What Do Economists Contribute?
edited by Daniel B. Klein (New York: New York University Press, 1999); 156 pages; $14.95.
The following is the abstract of an economics article that appeared in the November 1998 issue of the International Economics Review:
“The authors investigate confidence intervals and inference for the instrumental variables model with weak instruments. Confidence intervals based on inverting the Lagrange multiplier (LM), likelihood ratio (LR), and Anderson-Robin statistics perform far better than the Wald. Performance of the LM and LR statistics is improved by a degrees-of-freedom correction in the overidentified case. The practice of pretesting by looking at the significance of the first-stage regression and making inferences based on LM and LR statistics leads to better results than pretesting and using the Wald statistic.”

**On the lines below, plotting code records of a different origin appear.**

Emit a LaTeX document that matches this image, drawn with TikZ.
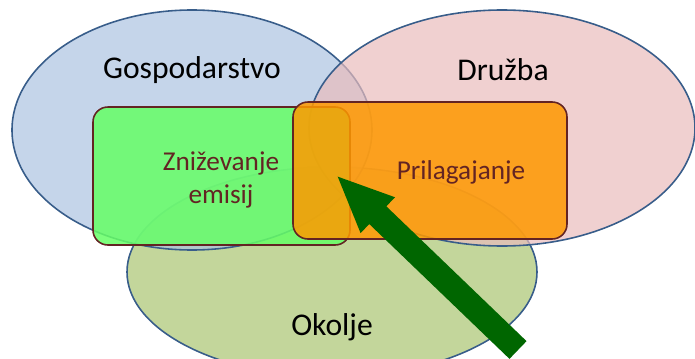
\documentclass[tikz,border=0pt]{standalone}
\usepackage{fontspec}
\setmainfont{Carlito}
\usetikzlibrary{arrows.meta}
\definecolor{robmodra}{RGB}{56,93,138}
\definecolor{gospmodra}{RGB}{172,195,225}
\definecolor{druzroza}{RGB}{233,188,188}
\definecolor{okoljzel}{RGB}{195,214,155}
\definecolor{svetlozel}{RGB}{102,255,102}
\definecolor{oranzna}{RGB}{255,153,0}
\definecolor{temnordeca}{RGB}{99,36,35}
\definecolor{puscica}{RGB}{0,102,0}
\tikzset{
  podrocje/.style={draw=robmodra,line width=0.9pt},
  ukrep/.style={draw=temnordeca,line width=0.9pt,rounded corners=8.5pt,fill opacity=0.85},
  napis/.style={font=\fontsize{18}{21}\selectfont},
  oznaka/.style={text=temnordeca,align=center,font=\fontsize{15.5}{18.7}\selectfont}
}

\begin{document}
\begin{tikzpicture}[x=0.02cm,y=-0.02cm]
\useasboundingbox (0,0) rectangle (695,358);
\clip (0,0) rectangle (695,358);
  \draw[podrocje,fill=okoljzel] (332,272) coordinate(O) ellipse (205 and 105);
  \draw[podrocje,fill=gospmodra,fill opacity=0.7] (192,130) coordinate(G) ellipse (180 and 120);
  \draw[podrocje,fill=druzroza,fill opacity=0.7] (502,128) coordinate(D) ellipse (193 and 118);
  \draw[ukrep,fill=svetlozel] (93,107) rectangle (350,245);
  \draw[ukrep,fill=oranzna] (293,102) rectangle (567,239);
  \node[napis] (gosp) at (192,70) {Gospodarstvo};
  \node[napis] (druzba) at (503,70) {Družba};
  \node[napis] (okolje) at (332,327) {Okolje};
  \node[oznaka] (zniz) at (221,180) {Zniževanje\\emisij};
  \node[oznaka] (prilag) at (461,172) {Prilagajanje};
% puscica
  \coordinate (rep) at (518,350);
  \coordinate (konica) at (336,175);
  \draw[-{Triangle[width=25.5pt,length=33pt]},line width=14pt,puscica] (rep) -- (konica);
\end{tikzpicture}
\end{document}
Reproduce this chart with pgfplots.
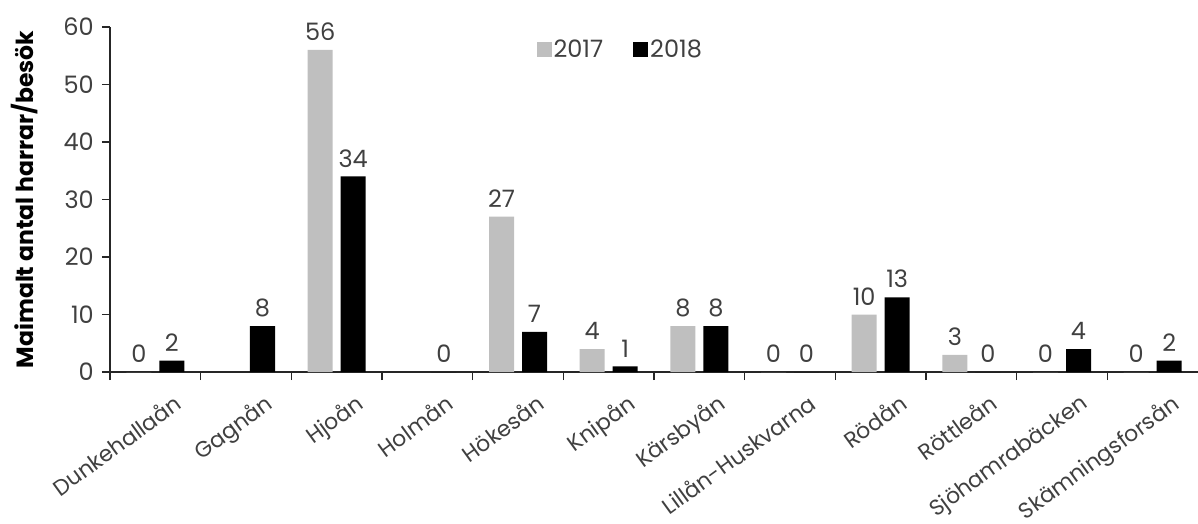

This next abstract is from an article in the January 1999 issue of the Journal of Business Economics and Statistics:
“The author derives the generating mechanism of a temporally aggregated process when the disaggregated one belongs to the vector autoregressive integrated moving average class. He then studies the effects of temporal aggregation on a set of characteristics of usual interest such as exogeneity, causality, cointegration, and common features. An empirical example with Canadian interest rates illustrates the main issue.”
I have randomly selected these two abstracts. They give a fairly representative indication of the content and style of a vast majority of the type of scholarly writings in economics today.
In the mid 1980s, economist James Buchanan, founder of public choice school, made the following critical commentary on the state of modern economics:
“As it is practiced in 1983, economics is a science without ultimate purpose or meaning. It has allowed itself to become captive of the technical tools that it employs without keeping track of just what it is that the tools are to be used for. In a very real sense, the economists of the 1980s are illiterate of basic principles of their own discipline…. Their interest lies in the purely intellectual properties of the models with which they work, and seem to get their kicks from the discovery of proofs of propositions relevant only to their own fantasy lands.”
Nothing has changed in the 15 years since Buchanan made this biting criticism. If anything matters have become worse.
Daniel Klein, professor of economics at Santa Clara University in California, has edited What Do Economists Contribute? to try to get the majority of economists to rethink what their work is and should be all about. He has brought together a set of insightful essays by, among others, Friedrich Hayek, Israel Kirzner, W.H. Hutt, Ronald Coase, Frank Graham, and Gordon Tullock to show that economists should not view themselves as esoteric mathematical model-builders, but instead as analyzers of the human condition in a world of scarcity and choice, who should view as their main task an understanding of the nature and workings of the free-market process.
In his introduction to the volume, Klein insightfully explains that earlier economists believed in the importance of logical rigor and unbiased objectivity in studying the social and economic world. But adherence to this scientific standard of research was a means to an end, not an end in itself. The end was a normative one – an appreciation of the human circumstance so as to reach reasonable conclusions as to what type of political and economic order would be most conducive to human freedom and prosperity.
The classical economists of the 19th century and the Austrian and neo-classical economists of the early 20th century succeeded in showing the mutual benefits from trade, the advantages from an international division of labor, the crucial importance of private property rights for creating incentives for savings and production, and the gain from a free, competitive process for entrepreneurial creativity and efficiency in the market. They were also able to demonstrate the superiority of free-market capitalism over either socialist central planning or the interventionist state.
But for most of the 20th century, unfortunately, the mainstream of the economics profession has lost its way. Its members have become mesmerized by their own mathematical and statistical techniques, and by reducing men to a mere manipulatable quantitative dimension, they have often generated the illusion that man and society can be socially engineered in any form the model builder considers most “optimal.”
The contributors to the volume, while differing in their emphases, all share certain assumptions: that economics should be down to earth, commonsensical, and realistic, in the sense of studying markets and governments as they really exist; that a primary duty of the economist is to “dirty his hands” and analyze real-world governmental interventionist policies and show how these policies succeed in reducing both freedom and prosperity; and that the task of the economist is to tell the truth, not to work within the “politically possible” and compromise his understanding of the free market to ideological fads and the changing currents of special-interest politics.
Sad to say, many economists have greatly contributed to the rationales for and the construction of the policies designed to straightjacket the market economy under government control. They need to forsake this temptation and once more redeem themselves as champions of economic freedom.